A 93-year-old drug that can cost more than a mortgage payment tells us everything that's wrong with American healthcare
Injecting Insulin
Injecting Insulin

(A person administers an injection of insulin.AP)

Insulin has been around since 1923, so it came as a surprise in July 2015 when Cole LePere's doctor told his mother, Janine, to prepare to pay a lot at the pharmacy for it.

Cole, who was 10, had just been found to have Type 1 diabetes. But even the pharmacist was shocked to see the price.

Over and over, the pharmacist told Janine LePere, "This is really expensive." Each time she would respond, "I know, thanks, but I still need the medicine."

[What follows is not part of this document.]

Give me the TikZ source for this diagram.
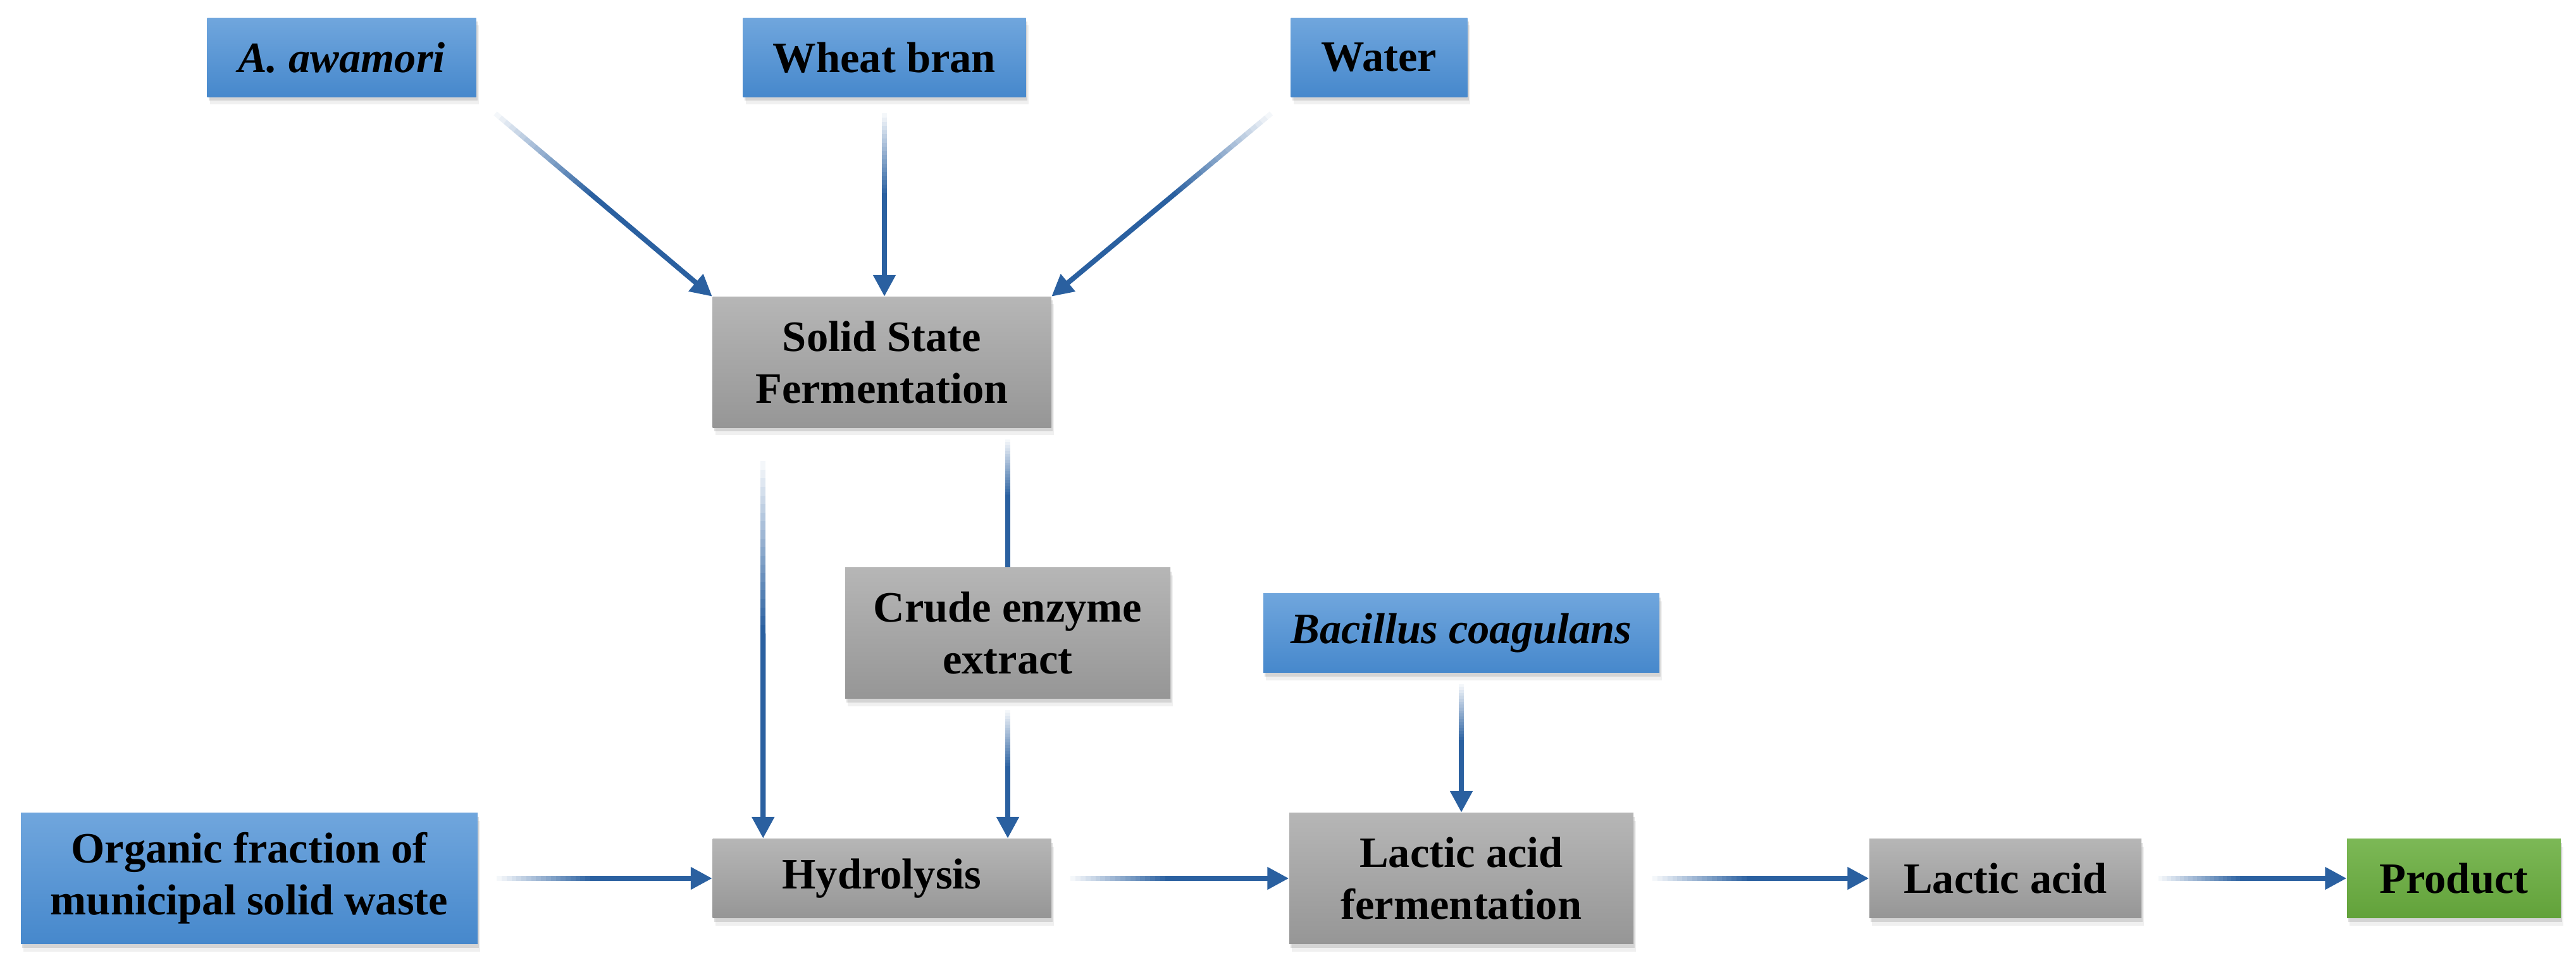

The pharmacist finally gave the LePeres the supplies — and a bill for $1,550.

That was after a $350 coupon.

As lawmakers and the public scrutinize dramatic price increases for other old drugs — most recently with the Mylan-owned EpiPen, which saw its cost go up by 500% in the past nine years — the next flash point may be insulin, a drug both ubiquitous and complicated.

And the story of why the LePeres are now paying as much as their mortgage payment on insulin, even though they have insurance and even though there are competing drugs on the market, is really the story of what has happened to the healthcare industry in America since the start of the century.

The need for insulin

The human body produces its own insulin. Some people can't.

When he got the diagnosis, Cole LePere found himself one of nearly 29.1 million Americans known to have one of the two types of diabetes. Cole's kind, known as Type 1, is an autoimmune disease. His body mistakenly kills so-called beta cells that are supposed to make the body's insulin, a hormone that helps people absorb and process the sugar in food. The roughly 1.25 million people in the US who have Type 1 diabetes need to inject insulin to live. Type 2 diabetes, the more common form, is something that develops either based on genetic or lifestyle choices, and doesn't always require that you need to take insulin.

These days his mother says she spends $1,100 out of her pocket each month on his diabetes supplies. The list price of the drugs he takes, called Humalog and Lantus and made by the drug companies Eli Lilly and Sanofi Aventis, have risen by about 300% over the past decade.

Many patients don't pay anything close to that sticker price. Some families Business Insider spoke with had their insulin mostly or entirely covered by insurance.

But at the same time drug companies were increasing prices for many drugs, insurance plans have been going through their own transformation, leaving more families like the LePeres on the hook for far more of that cost.

In half a dozen conversations with mothers of children with Type 1 diabetes, we heard stories like Janine LaPere's. The anxieties of these families don't just end with their monthly paycheck. Diabetes is a lifelong disease, and they worry too about what their children will do when they no longer have their parents' insurance covering them.